— BEGIN Record excerpts —
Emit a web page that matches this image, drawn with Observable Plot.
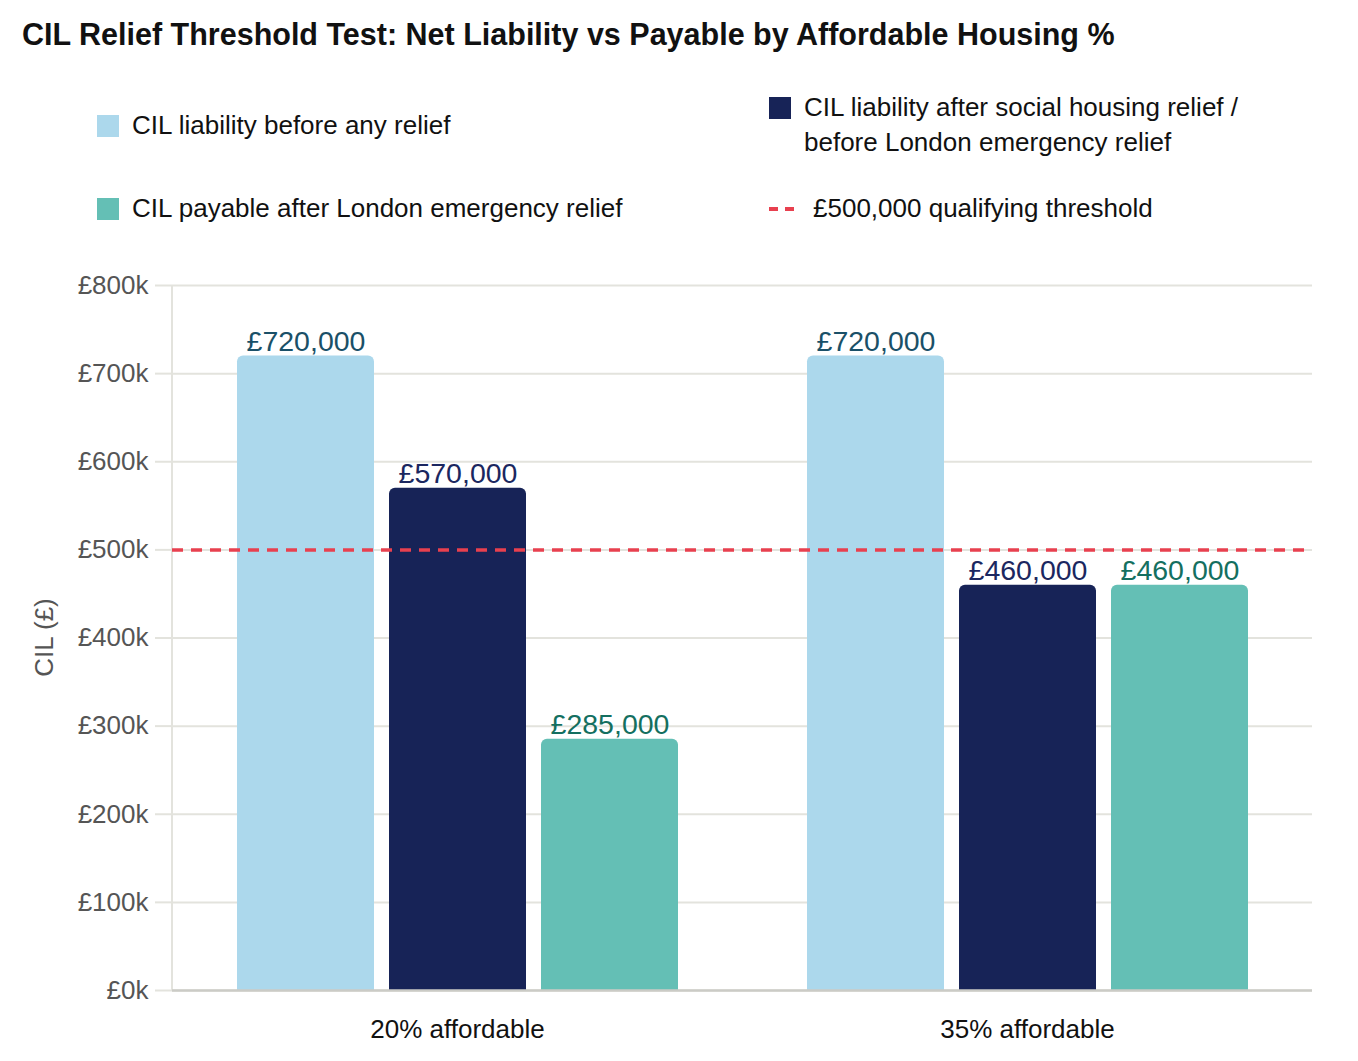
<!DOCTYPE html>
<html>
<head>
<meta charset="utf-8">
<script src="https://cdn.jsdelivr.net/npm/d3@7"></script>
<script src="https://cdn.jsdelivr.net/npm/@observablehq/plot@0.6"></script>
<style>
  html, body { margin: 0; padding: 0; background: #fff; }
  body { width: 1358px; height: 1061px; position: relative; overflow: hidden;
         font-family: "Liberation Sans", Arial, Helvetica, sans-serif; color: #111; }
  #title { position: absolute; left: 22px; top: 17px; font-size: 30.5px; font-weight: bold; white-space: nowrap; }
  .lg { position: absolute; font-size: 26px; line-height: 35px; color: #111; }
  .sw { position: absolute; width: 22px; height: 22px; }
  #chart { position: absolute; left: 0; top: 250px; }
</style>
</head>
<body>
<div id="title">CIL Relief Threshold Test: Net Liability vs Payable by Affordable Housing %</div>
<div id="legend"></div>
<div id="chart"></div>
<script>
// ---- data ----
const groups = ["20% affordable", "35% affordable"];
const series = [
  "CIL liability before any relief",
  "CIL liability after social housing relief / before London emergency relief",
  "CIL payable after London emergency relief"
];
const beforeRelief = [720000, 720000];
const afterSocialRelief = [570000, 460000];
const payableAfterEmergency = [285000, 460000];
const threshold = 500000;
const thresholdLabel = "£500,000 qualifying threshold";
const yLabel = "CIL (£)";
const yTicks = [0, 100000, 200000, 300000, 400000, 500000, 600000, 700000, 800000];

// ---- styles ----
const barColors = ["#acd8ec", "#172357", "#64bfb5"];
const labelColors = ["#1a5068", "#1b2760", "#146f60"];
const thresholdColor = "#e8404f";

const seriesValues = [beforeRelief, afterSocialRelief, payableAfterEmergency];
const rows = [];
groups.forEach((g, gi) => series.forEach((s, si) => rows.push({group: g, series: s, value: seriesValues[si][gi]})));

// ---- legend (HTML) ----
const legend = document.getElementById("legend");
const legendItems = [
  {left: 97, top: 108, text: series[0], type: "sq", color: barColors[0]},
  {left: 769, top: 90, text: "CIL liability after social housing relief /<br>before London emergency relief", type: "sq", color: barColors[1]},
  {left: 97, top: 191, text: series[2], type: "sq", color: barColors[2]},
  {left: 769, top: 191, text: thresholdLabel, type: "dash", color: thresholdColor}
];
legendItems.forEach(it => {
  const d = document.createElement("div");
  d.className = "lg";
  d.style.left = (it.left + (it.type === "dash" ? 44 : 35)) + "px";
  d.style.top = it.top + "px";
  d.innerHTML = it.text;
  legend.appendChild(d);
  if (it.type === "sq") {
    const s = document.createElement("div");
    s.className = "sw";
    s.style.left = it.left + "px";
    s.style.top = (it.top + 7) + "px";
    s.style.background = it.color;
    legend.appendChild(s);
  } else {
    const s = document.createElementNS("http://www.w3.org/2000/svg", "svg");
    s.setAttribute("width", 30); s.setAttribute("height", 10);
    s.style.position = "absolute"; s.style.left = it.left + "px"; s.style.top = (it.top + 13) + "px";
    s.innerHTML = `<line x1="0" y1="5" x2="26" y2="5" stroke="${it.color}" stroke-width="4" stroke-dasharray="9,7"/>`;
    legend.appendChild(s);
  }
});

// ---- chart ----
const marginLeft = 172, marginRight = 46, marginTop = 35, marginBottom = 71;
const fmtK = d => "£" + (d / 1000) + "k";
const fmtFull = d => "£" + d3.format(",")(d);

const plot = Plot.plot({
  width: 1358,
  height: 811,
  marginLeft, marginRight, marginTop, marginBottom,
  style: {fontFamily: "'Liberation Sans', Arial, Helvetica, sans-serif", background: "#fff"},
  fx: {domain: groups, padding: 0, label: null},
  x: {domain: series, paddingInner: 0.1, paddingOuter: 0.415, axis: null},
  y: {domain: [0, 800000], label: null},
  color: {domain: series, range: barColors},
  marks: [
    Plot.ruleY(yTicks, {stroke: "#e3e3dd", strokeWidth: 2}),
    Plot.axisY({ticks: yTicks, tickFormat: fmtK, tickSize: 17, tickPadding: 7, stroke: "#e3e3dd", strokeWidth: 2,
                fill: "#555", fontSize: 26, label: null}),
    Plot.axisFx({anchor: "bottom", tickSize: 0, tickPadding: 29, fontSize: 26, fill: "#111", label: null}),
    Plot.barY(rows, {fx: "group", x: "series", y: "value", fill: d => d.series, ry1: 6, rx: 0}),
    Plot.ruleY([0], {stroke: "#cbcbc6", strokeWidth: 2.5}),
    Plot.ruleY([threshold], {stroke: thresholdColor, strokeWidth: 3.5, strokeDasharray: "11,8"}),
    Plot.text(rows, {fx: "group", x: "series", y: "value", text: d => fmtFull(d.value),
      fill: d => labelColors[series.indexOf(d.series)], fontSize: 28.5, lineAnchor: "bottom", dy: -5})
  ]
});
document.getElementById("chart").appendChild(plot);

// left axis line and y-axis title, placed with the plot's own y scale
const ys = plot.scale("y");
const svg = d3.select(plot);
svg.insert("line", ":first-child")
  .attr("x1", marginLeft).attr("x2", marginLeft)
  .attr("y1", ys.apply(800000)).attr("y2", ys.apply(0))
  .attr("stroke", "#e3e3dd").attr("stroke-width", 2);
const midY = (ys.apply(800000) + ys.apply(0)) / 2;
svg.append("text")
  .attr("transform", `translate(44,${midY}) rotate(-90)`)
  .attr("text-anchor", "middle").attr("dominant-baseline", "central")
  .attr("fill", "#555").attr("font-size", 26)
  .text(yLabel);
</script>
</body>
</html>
— END Record excerpts —
— BEGIN Record excerpts —
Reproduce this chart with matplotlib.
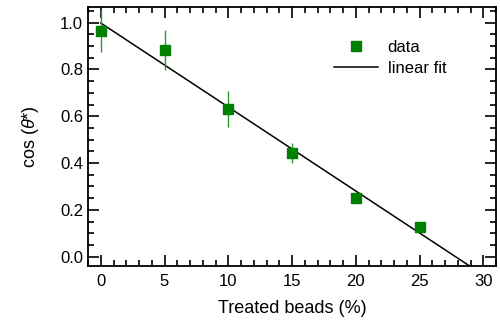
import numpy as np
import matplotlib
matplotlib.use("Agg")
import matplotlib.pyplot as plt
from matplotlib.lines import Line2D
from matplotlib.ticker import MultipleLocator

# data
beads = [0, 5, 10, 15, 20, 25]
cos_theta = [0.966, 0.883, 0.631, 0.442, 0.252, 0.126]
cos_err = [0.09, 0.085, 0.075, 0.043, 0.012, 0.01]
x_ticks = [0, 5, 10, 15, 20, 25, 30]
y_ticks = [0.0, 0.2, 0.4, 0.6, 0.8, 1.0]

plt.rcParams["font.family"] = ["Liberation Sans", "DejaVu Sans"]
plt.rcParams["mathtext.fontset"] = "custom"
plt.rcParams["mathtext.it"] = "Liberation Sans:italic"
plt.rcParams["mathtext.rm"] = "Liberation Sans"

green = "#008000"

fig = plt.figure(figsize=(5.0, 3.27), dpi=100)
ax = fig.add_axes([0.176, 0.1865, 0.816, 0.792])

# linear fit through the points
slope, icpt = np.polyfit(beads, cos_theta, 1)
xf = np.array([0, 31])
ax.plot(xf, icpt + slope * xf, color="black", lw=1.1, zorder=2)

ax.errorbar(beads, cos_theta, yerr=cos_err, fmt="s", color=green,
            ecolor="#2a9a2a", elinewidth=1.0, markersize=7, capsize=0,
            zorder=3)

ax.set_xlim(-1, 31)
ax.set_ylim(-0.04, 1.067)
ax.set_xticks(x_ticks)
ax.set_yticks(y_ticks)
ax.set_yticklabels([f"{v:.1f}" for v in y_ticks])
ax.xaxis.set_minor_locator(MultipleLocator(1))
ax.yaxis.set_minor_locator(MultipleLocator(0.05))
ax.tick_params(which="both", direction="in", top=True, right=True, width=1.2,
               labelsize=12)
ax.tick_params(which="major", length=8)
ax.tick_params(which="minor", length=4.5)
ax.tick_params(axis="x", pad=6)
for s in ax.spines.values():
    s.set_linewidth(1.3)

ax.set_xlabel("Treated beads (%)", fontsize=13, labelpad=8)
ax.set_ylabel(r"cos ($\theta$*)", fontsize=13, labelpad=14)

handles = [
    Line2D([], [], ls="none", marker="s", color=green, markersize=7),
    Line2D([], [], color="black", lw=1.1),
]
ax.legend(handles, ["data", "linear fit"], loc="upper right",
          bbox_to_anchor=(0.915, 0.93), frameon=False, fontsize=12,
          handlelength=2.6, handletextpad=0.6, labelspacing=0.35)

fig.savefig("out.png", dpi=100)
— END Record excerpts —
— BEGIN Record excerpts —
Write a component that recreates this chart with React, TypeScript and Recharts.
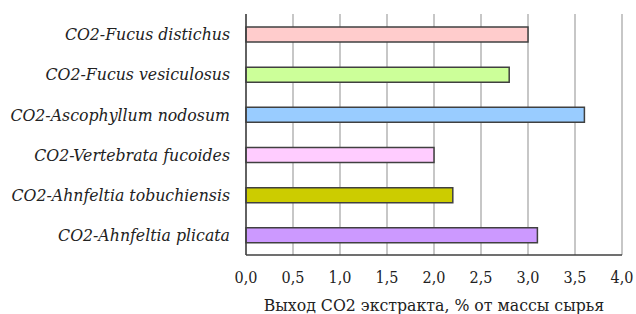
— END Record excerpts —
→ Request:
Reproduce the lines above starting at the one with "Emit a web page" and ending at the one with "600000, 700000, 800000];", both included, exactly and with no pictures.

→ Solution to this task:
Emit a web page that matches this image, drawn with Observable Plot.
<!DOCTYPE html>
<html>
<head>
<meta charset="utf-8">
<script src="https://cdn.jsdelivr.net/npm/d3@7"></script>
<script src="https://cdn.jsdelivr.net/npm/@observablehq/plot@0.6"></script>
<style>
  html, body { margin: 0; padding: 0; background: #fff; }
  body { width: 1358px; height: 1061px; position: relative; overflow: hidden;
         font-family: "Liberation Sans", Arial, Helvetica, sans-serif; color: #111; }
  #title { position: absolute; left: 22px; top: 17px; font-size: 30.5px; font-weight: bold; white-space: nowrap; }
  .lg { position: absolute; font-size: 26px; line-height: 35px; color: #111; }
  .sw { position: absolute; width: 22px; height: 22px; }
  #chart { position: absolute; left: 0; top: 250px; }
</style>
</head>
<body>
<div id="title">CIL Relief Threshold Test: Net Liability vs Payable by Affordable Housing %</div>
<div id="legend"></div>
<div id="chart"></div>
<script>
// ---- data ----
const groups = ["20% affordable", "35% affordable"];
const series = [
  "CIL liability before any relief",
  "CIL liability after social housing relief / before London emergency relief",
  "CIL payable after London emergency relief"
];
const beforeRelief = [720000, 720000];
const afterSocialRelief = [570000, 460000];
const payableAfterEmergency = [285000, 460000];
const threshold = 500000;
const thresholdLabel = "£500,000 qualifying threshold";
const yLabel = "CIL (£)";
const yTicks = [0, 100000, 200000, 300000, 400000, 500000, 600000, 700000, 800000];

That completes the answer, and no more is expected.